Nevertheless, when it comes to business models and monetization, expertise is vital. Having an army of amateurs to approve hundreds of solutions that were often unscalable and lacked clear product-market fit unsurprisingly turned out to be a bad idea. Even though Kaufman has stated that the final decision on green-lighting certain products was in the hands of his highly professional crew, the fact remains that countless ideas were realized without necessarily satisfying clear market needs.
Yes, there were some successful products like Arson, but they were rather exceptional. Most of the products were never sold and the firm had negative margins. After all, handling the entire production and marketing process is proven to be highly expensive. This brings us to the next big misstep.
Speaking of countless ideas, we previously mentioned the broad diversification of Quirky’s product line. Quirky would build more than 50 products a year. Until its final shut down the company produced a total of around 400 significantly different products.
Everything in Quirky was designed for speed, and its priority was quantity over quality. After they launched a hardware product, they would hardly make any iterations even when there was a huge potential and room for improvement. The firm would simply move on to the next big thing.
Iteration is vital for all product companies, but in the start-up context, its absence equals a death sentence. This may sound exaggerated, but achieving PMF without adjusting your offering based on market feedback is almost impossible. That’s why the best startups usually make very few products and work hard to make them truly valuable for the customers.
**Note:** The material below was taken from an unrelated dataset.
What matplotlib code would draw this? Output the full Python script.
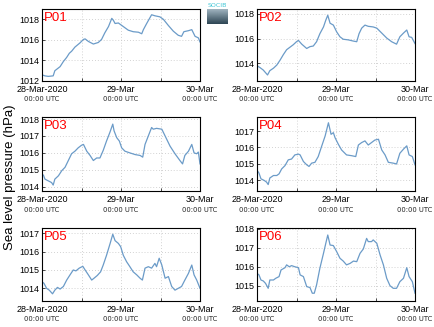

After all, finding the right PMF is as tough as it’s important, and having focus is one of the main requirements to achieve it.
The lack of focus had another crucial effect. Quirky’s website looked like a catalog for all kinds of random products, so whenever someone landed on their page they could not help but wonder what exactly Quirky stands for. The company had a confusing brand identity, which is a big problem for building brand loyalty and finding repeat customers.
In Quirky’s case, the branding strategy was built around the inventors rather than the products. Even though the idea was disruptive and sounded great, it turned out that customers were more interested in purchasing valuable products rather than the touching story of the people behind them.